Most agricultural biogas plants are operated at mesophilic temperatures whilst large scale Centralized Anaerobic Digester (CAD) systems often use thermophilic temperatures.
At the back end of the biogas production, various processes and techniques are used to clean up the biogas e.g. pressure swing ad/bsorption, membrane separation, cryogenic separation and water ad/bsorption. These processes will help to raise the quality of the gas to grid injection standards.

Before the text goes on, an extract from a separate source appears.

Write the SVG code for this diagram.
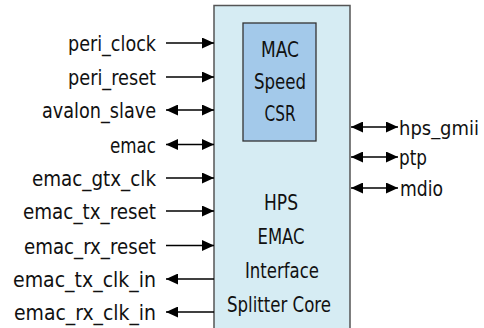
<svg xmlns="http://www.w3.org/2000/svg" width="484" height="328" viewBox="0 0 484 328">
<style>
  text { font-family: "Liberation Sans Narrow", "DejaVu Sans Condensed", "Liberation Sans", sans-serif; font-size: 22px; fill: #111; }
  .lbl { text-anchor: end; }
  .rl { text-anchor: start; }
  .ctr { text-anchor: middle; }
  .wire { stroke: #000; stroke-width: 1.5; fill: none; }
  .in { marker-end: url(#ah); }
  .bi { marker-start: url(#ah); marker-end: url(#ah); }
</style>
<defs>
  <marker id="ah" markerUnits="userSpaceOnUse" markerWidth="12" markerHeight="11" refX="12" refY="5.5" orient="auto-start-reverse">
    <path d="M0,0 L12,5.5 L0,11 z" fill="#000"/>
  </marker>
</defs>
<g id="core">
  <rect x="214" y="5.5" width="136" height="330" fill="#d6ecf3" stroke="#555" stroke-width="1.5"/>
  <text class="ctr" x="281" y="210" textLength="34" lengthAdjust="spacingAndGlyphs">HPS</text>
  <text class="ctr" x="281" y="244" textLength="47" lengthAdjust="spacingAndGlyphs">EMAC</text>
  <text class="ctr" x="282" y="278" textLength="74" lengthAdjust="spacingAndGlyphs">Interface</text>
  <text class="ctr" x="279" y="312" textLength="104" lengthAdjust="spacingAndGlyphs">Splitter Core</text>
</g>
<g id="csr">
  <rect x="243" y="23" width="73" height="118" fill="#a3c9ea" stroke="#333" stroke-width="1.3"/>
  <text class="ctr" x="280" y="57" textLength="38" lengthAdjust="spacingAndGlyphs">MAC</text>
  <text class="ctr" x="280" y="89" textLength="52" lengthAdjust="spacingAndGlyphs">Speed</text>
  <text class="ctr" x="280" y="121" textLength="31" lengthAdjust="spacingAndGlyphs">CSR</text>
</g>
<g id="connectors">
  <line class="wire in" x1="166" y1="43" x2="214" y2="43"/>
  <line class="wire in" x1="166" y1="77" x2="214" y2="77"/>
  <line class="wire bi" x1="166" y1="110" x2="214" y2="110"/>
  <line class="wire bi" x1="166" y1="144.5" x2="214" y2="144.5"/>
  <line class="wire in" x1="166" y1="178" x2="214" y2="178"/>
  <line class="wire in" x1="166" y1="211" x2="214" y2="211"/>
  <line class="wire in" x1="166" y1="245.5" x2="214" y2="245.5"/>
  <line class="wire in" x1="214" y1="279" x2="166" y2="279"/>
  <line class="wire in" x1="214" y1="312" x2="166" y2="312"/>
  <line class="wire bi" x1="351" y1="127" x2="398" y2="127"/>
  <line class="wire bi" x1="351" y1="157" x2="398" y2="157"/>
  <line class="wire bi" x1="351" y1="188" x2="398" y2="188"/>
</g>
<g id="labels-left">
  <text class="lbl" x="156" y="51" textLength="88" lengthAdjust="spacingAndGlyphs">peri_clock</text>
  <text class="lbl" x="156" y="85" textLength="88" lengthAdjust="spacingAndGlyphs">peri_reset</text>
  <text class="lbl" x="156" y="118" textLength="114" lengthAdjust="spacingAndGlyphs">avalon_slave</text>
  <text class="lbl" x="156" y="152.5" textLength="46" lengthAdjust="spacingAndGlyphs">emac</text>
  <text class="lbl" x="156" y="186" textLength="124" lengthAdjust="spacingAndGlyphs">emac_gtx_clk</text>
  <text class="lbl" x="156" y="219" textLength="133" lengthAdjust="spacingAndGlyphs">emac_tx_reset</text>
  <text class="lbl" x="156" y="253.5" textLength="132" lengthAdjust="spacingAndGlyphs">emac_rx_reset</text>
  <text class="lbl" x="156" y="287" textLength="143" lengthAdjust="spacingAndGlyphs">emac_tx_clk_in</text>
  <text class="lbl" x="156" y="320" textLength="142" lengthAdjust="spacingAndGlyphs">emac_rx_clk_in</text>
</g>
<g id="labels-right">
  <text class="rl" x="399" y="134.5" style="font-size:20px" textLength="80" lengthAdjust="spacingAndGlyphs">hps_gmii</text>
  <text class="rl" x="399" y="165" textLength="28" lengthAdjust="spacingAndGlyphs">ptp</text>
  <text class="rl" x="400" y="196" textLength="43" lengthAdjust="spacingAndGlyphs">mdio</text>
</g>
</svg>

For gas to be injected into the UK gas distribution network, there are certain quality specifications that it has to meet. These are outlined in the Gas safety Management regulations (GS(M)R) which specifies the calorific value (CV) range for grid injected gas. However, since biogas naturally does not have as high a CV as required, it becomes necessary for the biogas to be injected with a higher CV gas such as propane to enable it meet the specified CV levels. However, the need for propane enrichment is more of a billing issue than a gas quality issue.
The gas quality is then monitored downstream of the propane injection point and the signal fed back to the supervisory system to control the calorific value of the biomethane. The fiscal metering should be prior to the odorant addition.
Prior to the injection of gas into the gas distribution network, the addition of odorant (80 per cent tertiarybutyl mercaptan, 20 per cent dimethyl sulphide) is required to impart the characteristic smell to the gas as required by GS(M)R. Routine monitoring carried out by rhinologists would confirm that acceptable odour intensity was being maintained.
The odourization stage is hugely important from a gas safety point of view as too much smell would lead to more wrong gas escape reports and too little odour would lead to unreported gas escapes which could potentially lead to gas explosions.